А в тот вечер песчаные дюны, скалы, пологие холмы острова кишели людьми. Богатые разбили шатры, бедные подстелили плащи, закутались в одеяла. Семья теснилась к семье, община к общине, варили скудную похлебку, ели со слезами. Поймали вора, били и снова плакали от злости и отчаяния.
Мнесилох, сдав семейство стратега, освободился и забрался с другими любопытными на скалу. Полез туда и я — оттуда открывался вид, как с последнего яруса нашего театра Диониса.
Закатное солнце осветило оранжевым заревом покинутый город на том берегу. Хорошо были видны горб Акрополя и другие холмы. Там под лиственными сводами остались палестры и бани, глиняные переулки предместий, фонтаны. Там мы, мальчишки, бывало, вот в такую же чудесную осень ели вязкие ягоды шелковицы, сбивали каштаны, прятались в лопухи, чтобы поплакать от хозяйских пинков.
Далекая-далекая, безвозвратная жизнь!
— Боги не допустят, — рассуждали афиняне, — чтобы погиб этот щедрый город, который выстроил столько храмов и приносил такие обильные жертвы!
А в городе поднимались один за другим столбы дыма.

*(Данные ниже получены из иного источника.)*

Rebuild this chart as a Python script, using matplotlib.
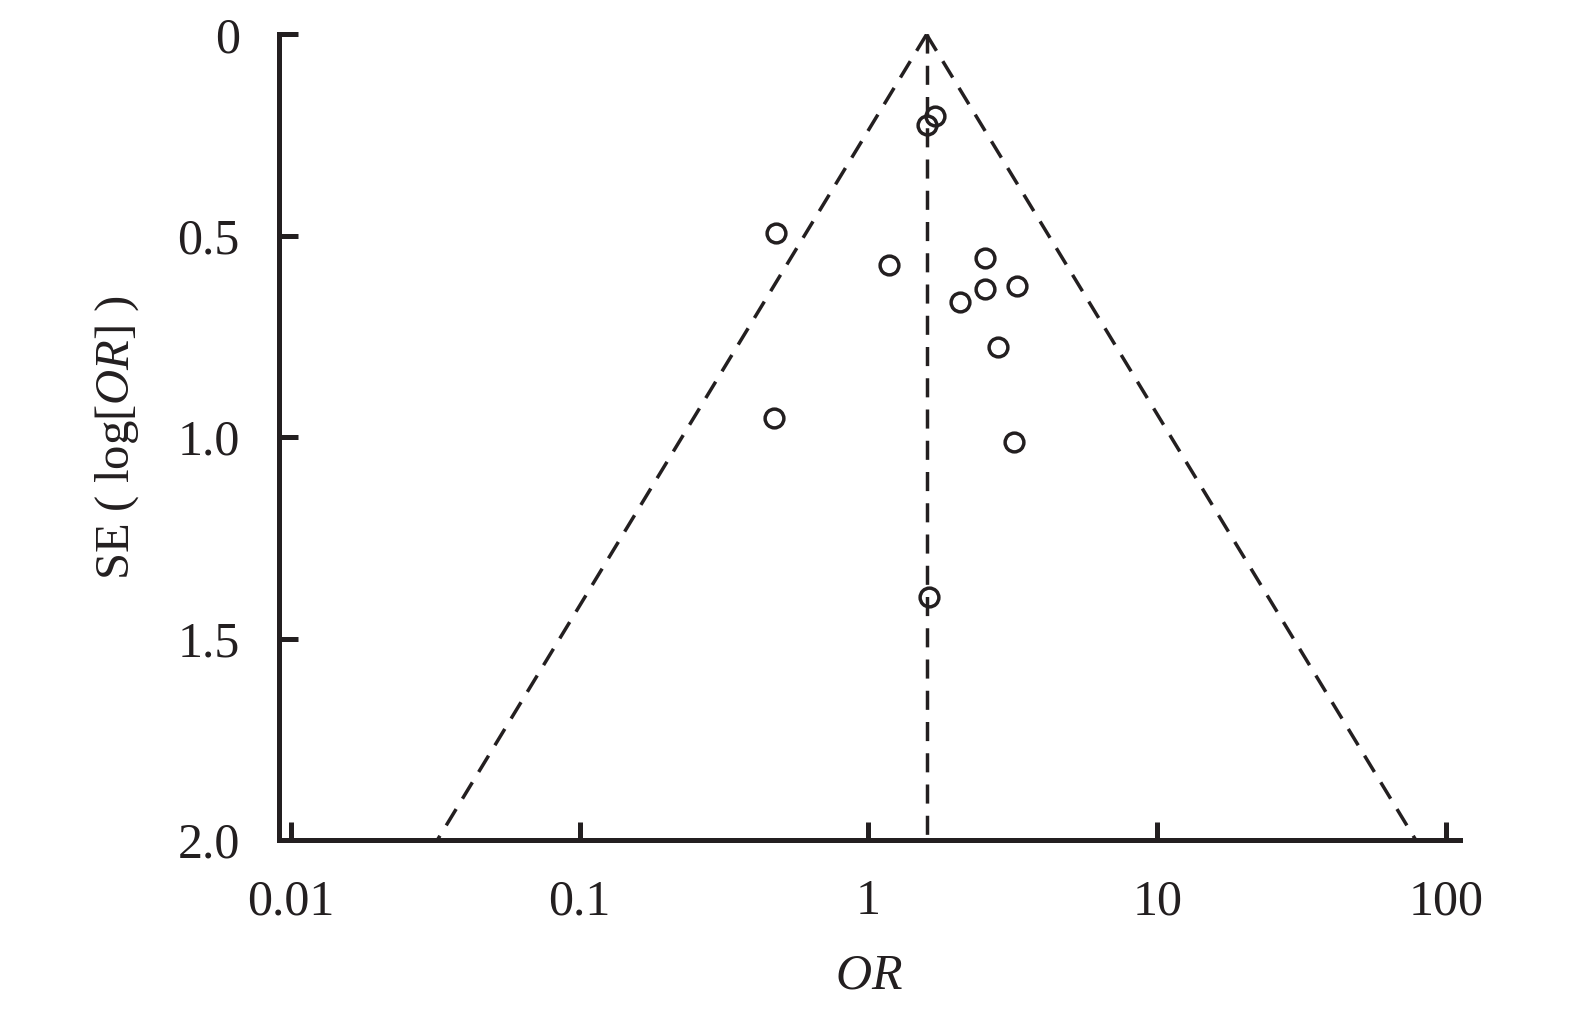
import matplotlib
matplotlib.use('Agg')
import matplotlib.pyplot as plt
import matplotlib.ticker as ticker
import numpy as np

plt.rcParams['font.family'] = ['Liberation Serif', 'DejaVu Serif']
plt.rcParams['mathtext.fontset'] = 'custom'
plt.rcParams['mathtext.rm'] = 'Liberation Serif'
plt.rcParams['mathtext.it'] = 'Liberation Serif:italic'

ink = '#231f20'

# study estimates
odds_ratio = [1.70, 1.59, 0.480, 1.18, 2.54, 3.28, 2.54, 2.08, 2.82, 0.472, 3.18, 1.62]
std_err = [0.203, 0.226, 0.493, 0.573, 0.556, 0.625, 0.633, 0.664, 0.777, 0.953, 1.012, 1.396]
pooled_or = 1.59

x_ticks = [0.01, 0.1, 1, 10, 100]
x_tick_labels = ['0.01', '0.1', '1', '10', '100']
y_ticks = [0, 0.5, 1.0, 1.5, 2.0]
y_tick_labels = ['0', '0.5', '1.0', '1.5', '2.0']

fig = plt.figure(figsize=(15.75, 10.14), dpi=100)
ax = fig.add_axes([0.177, 0.1716, 0.75, 0.7944])

# pseudo 95% confidence limits
se_line = np.array([0.0, 2.0])
lower = np.exp(np.log(pooled_or) - 1.95 * se_line)
upper = np.exp(np.log(pooled_or) + 1.95 * se_line)
dash = (0, (5.5, 3.5))
ax.plot(lower, se_line, color=ink, lw=2.5, linestyle=dash)
ax.plot(upper, se_line, color=ink, lw=2.5, linestyle=dash)
ax.plot([pooled_or, pooled_or], se_line, color=ink, lw=2.5, linestyle=dash)

ax.plot(odds_ratio, std_err, linestyle='none', marker='o', ms=13.5,
        mfc='none', mec=ink, mew=2.5)

ax.set_xscale('log')
ax.set_xlim(0.00909, 111.8)
ax.set_ylim(2.0, 0)

ax.xaxis.set_major_locator(ticker.FixedLocator(x_ticks))
ax.xaxis.set_minor_locator(ticker.NullLocator())
ax.set_xticklabels(x_tick_labels)
ax.set_yticks(y_ticks)
ax.set_yticklabels(y_tick_labels)

for side in ['top', 'right']:
    ax.spines[side].set_visible(False)
for side in ['left', 'bottom']:
    ax.spines[side].set_linewidth(3.6)
    ax.spines[side].set_color(ink)

ax.tick_params(axis='x', direction='in', length=13, width=3.6, color=ink,
               labelsize=36, labelcolor=ink, pad=28)
ax.tick_params(axis='y', direction='in', length=14, width=3.6, color=ink,
               labelsize=36, labelcolor=ink, pad=28)

ax.set_xlabel(r'$\mathit{OR}$', fontsize=36, color=ink, labelpad=20)
ax.set_ylabel(r'SE ( log[$\mathit{OR}$] )', fontsize=35, color=ink, labelpad=26)

fig.savefig('out.png', dpi=100)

— Наверное, мидяне уже там и жгут здания, — мрачно сказал бывалый воин.
Все повскакали, начали вглядываться в пожары на том берегу.
— Где это горит? Это, наверное, у нас в Коллитии. Какое пламя!
— Нет, это правее Акрополя, значит, в Лимнах.
— И в Коллитии все равно горит. Там склад пеньки. Он как заполыхает!
Но разглядеть, где именно горит, из-за дальности было невозможно. Наступила ночь, но на смену закату пришло зарево пожара.
— Ишь как разгорается! — вздыхал Мнесилох. — Бывало, ругали трущобы и высмеивали грязные улицы, а теперь сердце пылает вместе с ними!
Мальчишка-оборвыш скакал на палочке и напевал:
— Афины горят, Афины горят!
Тут же получил затрещину и заревел.
И все плакали, воздевая руки. Какая-то женщина в черном хитоне, вероятно наемная плакальщица, рыдала (сегодня уже без платы), рвала на себе одежду, кулаками молотила по голове. Лохматая, страшная, она причитала, словно пела:
— Несу дары скорби к твоему пепелицу, о город! Вместилище счастья, не по тебе ли плачут вороны, о горькая земля! Ногти, царапайте белые щеки, вопли, раздирайте сердце в клочья! Печаль, о-о-о! Печаль!
Все вторили ей, и становилось легче при виде такой театральной и яркой скорби.
Какой-то жрец заколол козленка, которого он привез из Афин. Люди его обступили, вытягивали шеи, напрягали глаза, стараясь разглядеть, как жрец копается во внутренностях — гадает.
— Печень совсем не видна, селезенка синяя, вся в жилках. Плохое, люди, предзнаменование. Горе готовят нам боги!
— Боги готовят горе тем, кто плачет, как женщина, у кого меч вываливается из рук! — раздался мужественный голос.
Фемистокл, окруженный стратегами, шел посредине толпы; отблеск зарева светился у него в глазах.
— Воины, мужи! — восклицал он. — Завтра или умрем, или победим!
Как всегда, единым словом он умел рассеять страхи, вселить надежду.